IDEA-Research / GroundingDINO

[ECCV 2024] Official implementation of the paper "Grounding DINO: Marrying DINO with Grounded Pre-Training for Open-Set Object Detection"
https://arxiv.org/abs/2303.05499
Apache License 2.0
6.89k stars 697 forks source link

Incorrect understanding of the text #240

Open RainyLayx opened 1 year ago

RainyLayx commented 1 year ago

When I input the text prompt 'cat with classes.',I wanna get the cat which wear glasses,but the model frames the cat and the glasses as two object. How to deal with it?...

rentainhe commented 1 year ago

When I input the text prompt 'cat with classes.',I wanna get the cat which wear glasses,but the model frames the cat and the glasses as two object.

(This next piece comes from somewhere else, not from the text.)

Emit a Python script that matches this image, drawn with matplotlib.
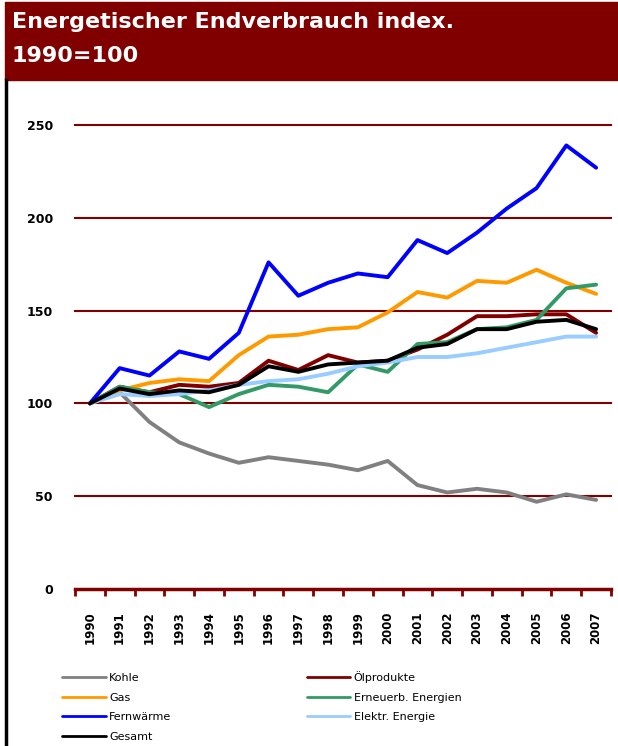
import matplotlib
matplotlib.use('Agg')
import matplotlib.pyplot as plt
from matplotlib.lines import Line2D
from matplotlib.patches import Rectangle

years = list(range(1990, 2008))

kohle = [100, 106, 90, 79, 73, 68, 71, 69, 67, 64, 69, 56, 52, 54, 52, 47, 51, 48]
oel = [100, 109, 106, 110, 109, 111, 123, 118, 126, 122, 123, 129, 137, 147, 147, 148, 148, 138]
gas = [100, 107, 111, 113, 112, 126, 136, 137, 140, 141, 149, 160, 157, 166, 165, 172, 165, 159]
erneuerb = [100, 109, 106, 105, 98, 105, 110, 109, 106, 121, 117, 132, 133, 140, 141, 145, 162, 164]
fernwaerme = [100, 119, 115, 128, 124, 138, 176, 158, 165, 170, 168, 188, 181, 192, 205, 216, 239, 227]
elektr = [100, 105, 104, 105, 107, 110, 112, 113, 116, 120, 122, 125, 125, 127, 130, 133, 136, 136]
gesamt = [100, 108, 105, 107, 106, 110, 120, 117, 121, 122, 123, 130, 132, 140, 140, 144, 145, 140]

labels = ['Kohle', 'Ölprodukte', 'Gas', 'Erneuerb. Energien',
          'Fernwärme', 'Elektr. Energie', 'Gesamt']
colors = ['#808080', '#800000', '#FF9900', '#339966',
          '#0000FF', '#99CCFF', '#000000']
series = [kohle, oel, gas, erneuerb, fernwaerme, elektr, gesamt]

darkred = '#800000'

fig = plt.figure(figsize=(6.18, 7.46), dpi=100)

# title band
fig.patches.append(Rectangle((5 / 618, 1 - 80 / 746), 613 / 618, 78 / 746,
                             transform=fig.transFigure, color=darkred, zorder=0))
fig.text(12 / 618, 1 - 22 / 746, 'Energetischer Endverbrauch index.',
         color='white', fontsize=16, fontweight='bold', va='center', ha='left')
fig.text(12 / 618, 1 - 56 / 746, '1990=100',
         color='white', fontsize=16, fontweight='bold', va='center', ha='left')
# left border
fig.add_artist(Line2D([5.5 / 618, 5.5 / 618], [0, 1 - 80 / 746],
                      transform=fig.transFigure, color='black', lw=2.5))

ax = fig.add_axes([75 / 618, 157 / 746, 536 / 618, 464 / 746])

handles = {}
for lab, col, vals in zip(labels, colors, series):
    h, = ax.plot(years, vals, color=col, lw=2.8, label=lab,
                 solid_joinstyle='round', solid_capstyle='round')
    handles[lab] = h

ax.set_xlim(1989.5, 2007.5)
ax.set_ylim(0, 250)
ax.set_yticks([0, 50, 100, 150, 200, 250])
ax.set_yticklabels(['0', '50', '100', '150', '200', '250'],
                   fontsize=9, fontweight='bold')
ax.set_xticks(years)
ax.set_xticklabels([str(y) for y in years], rotation=90,
                   fontsize=8.5, fontweight='bold')
ax.set_xticks([y - 0.5 for y in years] + [2007.5], minor=True)
ax.tick_params(axis='x', which='major', length=0, pad=16)
ax.tick_params(axis='x', which='minor', length=5, width=2, color=darkred,
               direction='out')
ax.tick_params(axis='y', length=0, pad=16)

for v in [50, 100, 150, 200, 250]:
    ax.axhline(v, color=darkred, lw=1.5, zorder=0, clip_on=False)

for s in ['top', 'right', 'left']:
    ax.spines[s].set_visible(False)
ax.spines['bottom'].set_color(darkred)
ax.spines['bottom'].set_linewidth(2.5)

order = ['Kohle', 'Gas', 'Fernwärme', 'Gesamt',
         'Ölprodukte', 'Erneuerb. Energien', 'Elektr. Energie']
leg = fig.legend([handles[k] for k in order], order, ncol=2,
                 loc='upper left', bbox_to_anchor=(58 / 618, 1 - 667 / 746),
                 frameon=False, fontsize=8, handlelength=3.9,
                 handletextpad=0.3, labelspacing=0.85, columnspacing=12.2,
                 borderaxespad=0)
for line in leg.get_lines():
    line.set_linewidth(2)

fig.savefig('out.png', dpi=100)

How to deal with it?...

You can try this demo here and set the specific --token_span for cat with glasses to see if it can bring you a better result.

RainyLayx commented 1 year ago

I tried to do like this, but nothing was detected...

rentainhe commented 1 year ago

I tried to do like this, but nothing was detected...

Have you ever tried to lower the threshold to see the results~

RainyLayx commented 1 year ago

0.9 0.1 都试过了,结果都是检测不到任何目标。我在想换用理解力更强的text backbone是否能解决。

sunwoo76 commented 4 months ago

When I input the text prompt 'cat with classes.',I wanna get the cat which wear glasses,but the model frames the cat and the glasses as two object. How to deal with it?...

You can try this demo here and set the specific --token_span for cat with glasses to see if it can bring you a better result.

The model use the hidden state feature of each text tokens. It is different with CLIP which uses hidden state feature of EOS token.